Mendocino County will advance Wednesday from the orange tier (“moderate” risk of infections) to the yellow tier (“minimal” risk) in California’s Blueprint for a Safer Economy, state health officials announced Tuesday.

Effective at 12:01 a.m., Mendocino becomes the first of the North Bay’s six-county region with infection rates low enough to advance to the yellow tier. Marin County last week anticipated moving to yellow but was held back in orange because of a slight rise in COVID-19 infection rates. Napa, Sonoma, and Lake counties remain in orange, while Solano County continues to hold in the red tier.

Under the yellow tier, restaurants, wineries, breweries and distilleries, as well as movie theaters and fitness centers, can operate indoors at 50% capacity. Retail stores, hotels, hair salons and barbershops can open indoors with modifications.

Counties in the yellow tier also can open outdoor venues for sports and live performances at an expanded capacity of 67%, with in-state visitors only. Indoor concessions can operate in designated areas.

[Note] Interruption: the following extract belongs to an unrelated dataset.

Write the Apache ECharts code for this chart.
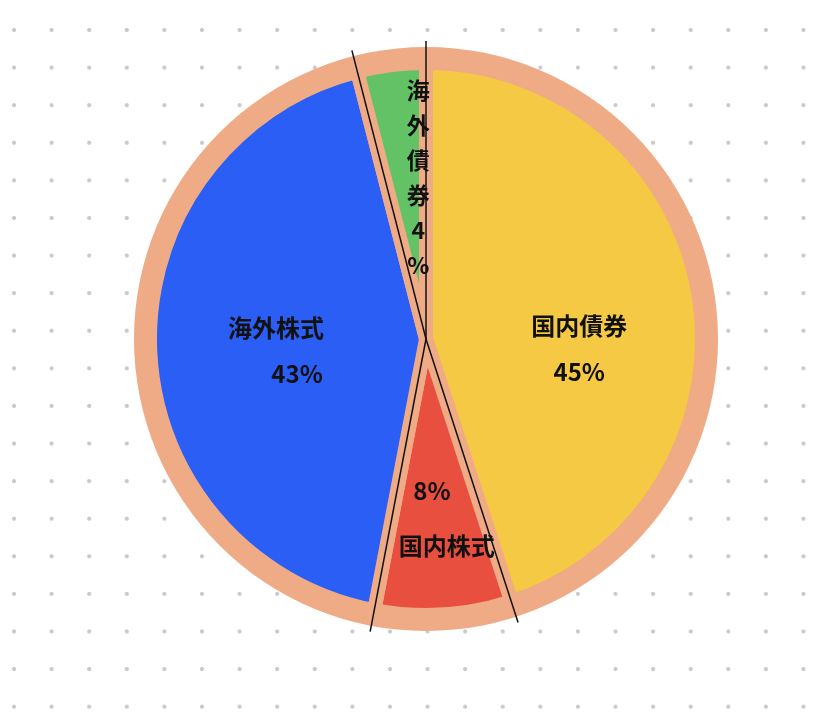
<!DOCTYPE html>
<html>
<head>
<meta charset="utf-8">
<style>
  html, body { margin: 0; padding: 0; }
  body {
    background-color: #ffffff;
    background-image: radial-gradient(circle, #c9c9c9 1.6px, rgba(255,255,255,0) 2.4px);
    background-size: 37.6px 37.6px;
    background-position: -4.8px 11.2px;
  }
  #main { width: 815px; height: 716px; }
</style>
<script src="https://cdn.jsdelivr.net/npm/echarts@6/dist/echarts.min.js"></script>
</head>
<body>
<div id="main"></div>
<script>
// 資産配分データ
var categories = ['国内債券', '国内株式', '海外株式', '海外債券'];
var percents = [45, 8, 43, 4];
var colors = ['#F5C944', '#E94F3F', '#2B5EF4', '#63C265'];

var ringColor = '#EFAB86';
var center = [426, 339];
var outerR = 292;
var sliceR = 276;
var lineR = 298;
var FONT = '"Noto Sans CJK JP", sans-serif';

var chart = echarts.init(document.getElementById('main'));

// ラベル（表示形式はスライスごと）
function labelText(i) {
  var name = categories[i], pct = percents[i] + '%';
  if (i === 0) return '{n|' + name + '}\n{n|' + pct + '}';
  if (i === 1) return '{p1|' + pct + '}\n{n2|' + name + '}';
  if (i === 2) return '{n|' + name + '}\n{p2|' + pct + '}';
  // 縦書き
  return (name + percents[i] + '%').split('').map(function(c) { return '{v|' + c + '}'; }).join('\n');
}

var nudges = [[14, 32], [12, 39], [-9, 7], [10, -21]];

var pieData = [];
for (var i = 0; i < categories.length; i++) {
  pieData.push({
    name: categories[i],
    value: percents[i],
    itemStyle: { color: colors[i] },
    label: { formatter: labelText(i) }
  });
}

// 区切り線（データの累積角度から）
var total = percents.reduce(function(a, b) { return a + b; }, 0);
var lines = [];
var cum = 0;
for (var j = 0; j < percents.length; j++) {
  var ang = cum / total * Math.PI * 2;
  lines.push({
    type: 'line',
    z: 100,
    silent: true,
    shape: {
      x1: center[0], y1: center[1],
      x2: center[0] + lineR * Math.sin(ang),
      y2: center[1] - lineR * Math.cos(ang)
    },
    style: { stroke: '#111', lineWidth: 1.5 }
  });
  cum += percents[j];
}

function txt(extra) {
  var s = { fontSize: 24, fontWeight: 'bold', color: '#111', lineHeight: 46, fontFamily: FONT };
  for (var k in extra) s[k] = extra[k];
  return s;
}

var option = {
  backgroundColor: 'transparent',
  animation: false,
  textStyle: { fontFamily: FONT },
  graphic: lines,
  series: [
    {
      type: 'pie',
      silent: true,
      center: center,
      radius: outerR,
      label: { show: false },
      labelLine: { show: false },
      itemStyle: { color: ringColor },
      data: [{ value: 1, name: 'ring' }]
    },
    {
      type: 'pie',
      silent: true,
      center: center,
      radius: sliceR,
      startAngle: 90,
      clockwise: true,
      itemStyle: { borderColor: ringColor, borderWidth: 14 },
      label: {
        show: true,
        position: 'inside',
        color: '#111',
        fontFamily: FONT,
        rich: {
          n: txt({}),
          n2: txt({ lineHeight: 55 }),
          p1: txt({ lineHeight: 55, padding: [0, 30, 0, 0] }),
          p2: txt({ padding: [0, 0, 0, 42] }),
          v: txt({ lineHeight: 35, fontSize: 23 })
        }
      },
      labelLine: { show: false },
      labelLayout: function(params) {
        var d = nudges[params.dataIndex];
        return { dx: d[0], dy: d[1] };
      },
      data: pieData
    }
  ]
};

chart.setOption(option);
</script>
</body>
</html>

Mendocino County this week reported a new daily COVID-19 case rate of 2.4 per 100,000 residents, and a test positivity rate of 1.2%. In order to advance to the yellow tier, a county’s new daily case rate must be less than 2 per 100,000 residents for two consecutive weeks. The test positivity rate must be less than 2%.

Mendocino joins three other counties already in the yellow tier: Lassen, Sierra and Alpine counties. Moving this week from red to orange are Amador, Glenn and Sutter counties.

There are no longer any counties in the purple tier, the state’s most-restrictive status.

California officials early this month said many restrictions statewide would lift June 15, if current case trends hold.